On this trip I’ve been trying a new model of travel, where we try to make fewer stops and stay longer. In the past, we had a tendency to move on fairly regularly, often every 2-3 days. That worked for our needs when were full-timing, but now I find that I need longer pauses between towing days in order to get a reasonable amount of work done.
So having left the Sword Swallowers’ Wedding in southern Georgia, we decided to take a few days on the Florida panhandle to visit some of the nicest beaches anywhere. A few years ago we would have stayed two days and moved on, but this time I prepaid for four nights. The plan was to settle in and have plenty of time to enjoy the beach at Henderson Beach State Park in Destin, FL — between bouts of work.
That has worked out well so far. I’ve been working for about six hours in the morning and early afternoon while Emma does her school work, then we all cut out for a couple of hours at the beach, and then after sunset (5 p.m. right now), I have some time in the evening to do a bit more of the office chores.
I’ve said it before, but it’s really nice to stay in the Airstream at a Florida beachfront state park. There are several good ones in the panhandle, including St George Island, St. Joe’s, St. Andrew’s, Grayton, Topsail, and Henderson. We’ve stayed at four of them so far, and it’s hard to pick a favorite since they’re all spectacular in their own way. Our campsite is a short walk down a boardwalk over the dunes, to the beach.
And the sand of the panhandle is unlike any other I’ve seen in North America: stunning 99% pure white quartz. It squeaks under your feet, and feels like soft sugar. I always want to take a truckload home with me. The water is clear, and it combines with the white sand to yield that sort of blue-green idyllic surf that you usually only see in movies.
Last night we were graced by a visit from Alison Turner, a photographer who is currently traveling the US with a tent and her dog Max. Alison has lately been providing photos to Airstream Life, and you’ll see her work in our upcoming issues with increasing frequency. She had emailed me from Tallahassee, and I invited her to join us at Henderson Beach. A few hours later she was here having dinner in our Airstream. It’s amazing what she has been able to do with just a tent and her friendly personality. It takes a durable person to travel that way, and I have to respect her for it — even though she admitted she missed her bed and is in a bit of a hurry to get home to California!
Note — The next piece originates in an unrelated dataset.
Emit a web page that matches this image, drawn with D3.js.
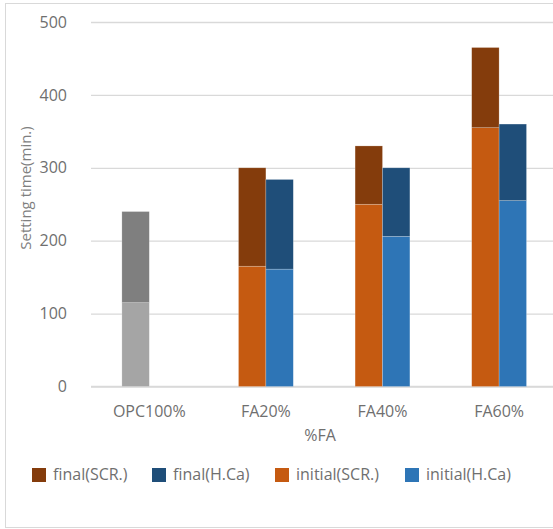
<!DOCTYPE html>
<html>
<head>
<meta charset="utf-8">
<script src="https://cdn.jsdelivr.net/npm/d3@7"></script>
<style>
  html, body { margin: 0; padding: 0; background: #fff; }
  svg { display: block; }
  text { font-family: "Open Sans", "DejaVu Sans", sans-serif; }
</style>
</head>
<body>
<svg id="chart" width="553" height="529"></svg>
<script>
// Setting times (minutes) per mix
const categories = ["OPC100%", "FA20%", "FA40%", "FA60%"];
const initialSCR = [115, 165, 250, 355];
const finalSCR   = [240, 300, 330, 465];
const initialHCa = [null, 161, 206, 255];
const finalHCa   = [null, 284, 300, 360];
const yTicks = [0, 100, 200, 300, 400, 500];

const legendItems = [
  { label: "final(SCR.)",   color: "#843C0C" },
  { label: "final(H.Ca)",   color: "#1F4E79" },
  { label: "initial(SCR.)", color: "#C55A11" },
  { label: "initial(H.Ca)", color: "#2E75B6" }
];

const svg = d3.select("#chart");
const plot = { left: 91, right: 557.4, top: 22, bottom: 386.5 };

// outer chart frame
svg.append("rect")
  .attr("x", 5.5).attr("y", 3.5)
  .attr("width", 560).attr("height", 524)
  .attr("fill", "#fff").attr("stroke", "#d9d9d9").attr("stroke-width", 1);

const y = d3.scaleLinear().domain([0, 500]).range([plot.bottom, plot.top]);
const x = d3.scaleBand().domain(categories)
  .range([plot.left, plot.right]).paddingInner(0.53).paddingOuter(0.265);
const xSub = d3.scaleBand().domain(["SCR", "HCa"]).range([0, x.bandwidth()]);

// gridlines and y tick labels
const yAxis = d3.axisLeft(y).tickValues(yTicks)
  .tickSize(-(plot.right - plot.left)).tickPadding(24);
const gy = svg.append("g").attr("transform", `translate(${plot.left},0)`).call(yAxis);
gy.select(".domain").remove();
gy.selectAll(".tick line").attr("stroke", "#d9d9d9").attr("stroke-width", 1.3);
gy.selectAll(".tick text").attr("fill", "#6f6f6f")
  .style("font-size", "16px").style("font-family", "'Open Sans', sans-serif");

// baseline
svg.append("line")
  .attr("x1", plot.left).attr("x2", plot.right)
  .attr("y1", y(0)).attr("y2", y(0))
  .attr("stroke", "#d9d9d9").attr("stroke-width", 1.5);

// stacked segments: initial from 0, final from initial to final value
const segments = [];
categories.forEach((c, i) => {
  const scrLow = i === 0 ? "#A5A5A5" : "#C55A11";
  const scrHigh = i === 0 ? "#7F7F7F" : "#843C0C";
  if (initialSCR[i] != null) {
    segments.push({ c, slot: "SCR", y0: 0, y1: initialSCR[i], color: scrLow });
    segments.push({ c, slot: "SCR", y0: initialSCR[i], y1: finalSCR[i], color: scrHigh });
  }
  if (initialHCa[i] != null) {
    segments.push({ c, slot: "HCa", y0: 0, y1: initialHCa[i], color: "#2E75B6" });
    segments.push({ c, slot: "HCa", y0: initialHCa[i], y1: finalHCa[i], color: "#1F4E79" });
  }
});

svg.append("g").selectAll("rect").data(segments).join("rect")
  .attr("x", d => x(d.c) + xSub(d.slot))
  .attr("width", xSub.bandwidth())
  .attr("y", d => y(d.y1))
  .attr("height", d => y(d.y0) - y(d.y1))
  .attr("fill", d => d.color)
  .attr("stroke", "#fff").attr("stroke-opacity", 0.35).attr("stroke-width", 0.6);

// category labels
const xAxis = d3.axisBottom(x).tickSize(0).tickPadding(19);
const gx = svg.append("g").attr("transform", `translate(0,${plot.bottom})`).call(xAxis);
gx.select(".domain").remove();
gx.selectAll(".tick text").attr("fill", "#6f6f6f")
  .style("font-size", "16px").style("font-family", "'Open Sans', sans-serif");

// axis titles
svg.append("text")
  .attr("x", 320).attr("y", 441)
  .attr("text-anchor", "middle")
  .attr("fill", "#6f6f6f").style("font-size", "16px")
  .text("%FA");

svg.append("text")
  .attr("transform", "translate(31,188) rotate(-90)")
  .attr("text-anchor", "middle")
  .attr("fill", "#7f7f7f").style("font-size", "15px")
  .text("Setting time(min.)");

// legend
const legendX = [32, 152, 275, 405];
const lg = svg.append("g").selectAll("g").data(legendItems).join("g")
  .attr("transform", (d, i) => `translate(${legendX[i]},468)`);
lg.append("rect").attr("width", 14).attr("height", 14).attr("fill", d => d.color);
lg.append("text").attr("x", 21).attr("y", 12)
  .attr("fill", "#6f6f6f").style("font-size", "16px")
  .text(d => d.label);
</script>
</body>
</html>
The weather forecast for Destin this week is just about perfect. We’re getting days in the 70s, nights in the 50s, and nothing but sunshine and dry air. Amazingly, this is the “off season,” so there are plenty of available spaces in the campground most days for $30 per night. The beach is virtually empty all day despite balmy breezes and dolphins jumping off shore, because it’s “too cold” for locals. Nobody but northerners gets in the water now, but for us it is the peak of summer and we’ve got the whole place to ourselves.
For those who are interested in the impact of the Deepwater Horizon spill, we can report that we’ve spotted no tar balls, oil sheen, or much of anything else. A careful eye will see pinhead-sized clumps of tar at some places, but if you weren’t thinking about it you wouldn’t notice them. We had to search for a few minutes to collect a handful of little tar bits, which is great because it would be hard to find a bigger insult to these pristine white sands than to be mucked up with oil residue.
We have made a strategic decision to zip through Alabama, Mississippi, and Louisiana on this trip. Corpus Christi has been a stop we’ve long wanted to make, and every time we go through Texas we skip it. Well, not this time. We’ll go camping on the beach at Padre Island National Seashore.
But to make the time for that detour, something had to go. When we leave here on Thursday, we will have just about two weeks left and we still have 1,825 miles to go, counting the trip to Corpus Christi. So our routine will be zoom-zoom … long pause … zoom-zoom … long pause … zoom zoom & then we’ll be home.
Alison asked us last night if we were looking forward to getting back to Tucson, and both Eleanor and I said: “Yes and no.” It will be nice to stretch out in the comforts of our larger home base, but we’ll miss the invigoration of visiting different places and people. It has always been that way, and I suppose that’s why we never stay parked for too long.